Exercise directions
Identify the lines bearing the string "React" and gather them.

— begin Given material —

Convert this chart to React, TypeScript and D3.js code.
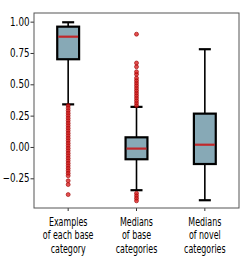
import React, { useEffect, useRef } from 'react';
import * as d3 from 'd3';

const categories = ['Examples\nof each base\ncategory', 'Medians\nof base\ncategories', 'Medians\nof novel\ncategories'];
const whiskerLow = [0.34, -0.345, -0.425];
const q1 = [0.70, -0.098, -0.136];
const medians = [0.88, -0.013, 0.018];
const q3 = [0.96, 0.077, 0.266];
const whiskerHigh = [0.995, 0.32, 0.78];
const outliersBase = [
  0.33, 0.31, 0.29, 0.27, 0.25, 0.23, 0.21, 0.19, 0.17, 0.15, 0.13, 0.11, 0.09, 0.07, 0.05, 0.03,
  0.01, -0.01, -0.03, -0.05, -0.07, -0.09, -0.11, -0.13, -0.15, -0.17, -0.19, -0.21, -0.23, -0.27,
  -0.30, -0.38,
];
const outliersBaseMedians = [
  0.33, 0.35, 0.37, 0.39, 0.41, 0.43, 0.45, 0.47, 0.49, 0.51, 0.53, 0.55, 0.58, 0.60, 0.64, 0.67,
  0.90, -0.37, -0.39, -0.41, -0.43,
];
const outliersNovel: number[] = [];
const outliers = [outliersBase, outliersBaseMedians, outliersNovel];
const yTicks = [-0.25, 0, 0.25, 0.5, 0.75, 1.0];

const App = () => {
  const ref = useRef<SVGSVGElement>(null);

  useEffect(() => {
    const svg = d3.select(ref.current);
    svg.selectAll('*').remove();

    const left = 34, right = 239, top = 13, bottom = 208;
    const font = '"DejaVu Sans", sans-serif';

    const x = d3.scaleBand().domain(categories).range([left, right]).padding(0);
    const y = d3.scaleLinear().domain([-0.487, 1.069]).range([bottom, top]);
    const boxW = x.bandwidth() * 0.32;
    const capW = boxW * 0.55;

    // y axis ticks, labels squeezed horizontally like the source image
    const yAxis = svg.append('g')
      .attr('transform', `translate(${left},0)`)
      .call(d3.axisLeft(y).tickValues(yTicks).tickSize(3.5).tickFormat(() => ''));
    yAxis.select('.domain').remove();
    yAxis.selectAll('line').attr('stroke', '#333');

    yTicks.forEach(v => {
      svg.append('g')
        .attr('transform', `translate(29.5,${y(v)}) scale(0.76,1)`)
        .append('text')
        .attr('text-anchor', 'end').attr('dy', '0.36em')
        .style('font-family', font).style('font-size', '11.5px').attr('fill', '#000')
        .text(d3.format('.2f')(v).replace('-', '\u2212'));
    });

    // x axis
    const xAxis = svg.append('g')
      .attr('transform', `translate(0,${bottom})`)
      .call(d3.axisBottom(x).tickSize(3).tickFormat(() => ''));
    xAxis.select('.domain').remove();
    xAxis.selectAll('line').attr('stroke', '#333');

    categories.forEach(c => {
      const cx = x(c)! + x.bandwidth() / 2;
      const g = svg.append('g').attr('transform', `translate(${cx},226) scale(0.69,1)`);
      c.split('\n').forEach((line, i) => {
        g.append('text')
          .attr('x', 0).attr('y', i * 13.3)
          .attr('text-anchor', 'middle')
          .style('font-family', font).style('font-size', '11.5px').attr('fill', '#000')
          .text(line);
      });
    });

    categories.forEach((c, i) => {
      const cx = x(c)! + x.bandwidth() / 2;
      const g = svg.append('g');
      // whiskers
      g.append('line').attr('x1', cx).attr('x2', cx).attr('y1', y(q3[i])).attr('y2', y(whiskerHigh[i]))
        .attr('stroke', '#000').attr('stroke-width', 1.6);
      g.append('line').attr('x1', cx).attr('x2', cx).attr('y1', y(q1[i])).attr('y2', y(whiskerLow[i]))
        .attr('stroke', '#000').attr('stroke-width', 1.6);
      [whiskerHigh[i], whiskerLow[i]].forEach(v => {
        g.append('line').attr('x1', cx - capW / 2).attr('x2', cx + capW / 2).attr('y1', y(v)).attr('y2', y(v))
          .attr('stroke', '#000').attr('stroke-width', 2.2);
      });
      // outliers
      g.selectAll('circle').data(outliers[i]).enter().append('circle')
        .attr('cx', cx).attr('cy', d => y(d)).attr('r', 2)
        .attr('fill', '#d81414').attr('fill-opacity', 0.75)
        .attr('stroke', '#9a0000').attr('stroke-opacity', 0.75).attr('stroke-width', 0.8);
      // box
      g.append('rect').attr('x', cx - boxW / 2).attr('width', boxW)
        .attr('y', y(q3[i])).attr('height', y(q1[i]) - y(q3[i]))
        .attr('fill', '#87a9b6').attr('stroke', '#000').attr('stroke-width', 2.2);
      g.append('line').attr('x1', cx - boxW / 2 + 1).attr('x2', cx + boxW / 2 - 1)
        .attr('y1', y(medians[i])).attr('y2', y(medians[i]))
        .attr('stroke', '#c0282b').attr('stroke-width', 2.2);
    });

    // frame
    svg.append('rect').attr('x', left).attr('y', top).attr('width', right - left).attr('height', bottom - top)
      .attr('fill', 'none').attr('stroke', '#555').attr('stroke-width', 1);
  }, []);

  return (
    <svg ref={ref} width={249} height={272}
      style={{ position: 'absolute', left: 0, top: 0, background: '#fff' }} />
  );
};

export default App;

— end Given material —

Solution
Convert this chart to React, TypeScript and D3.js code.
import React, { useEffect, useRef } from 'react';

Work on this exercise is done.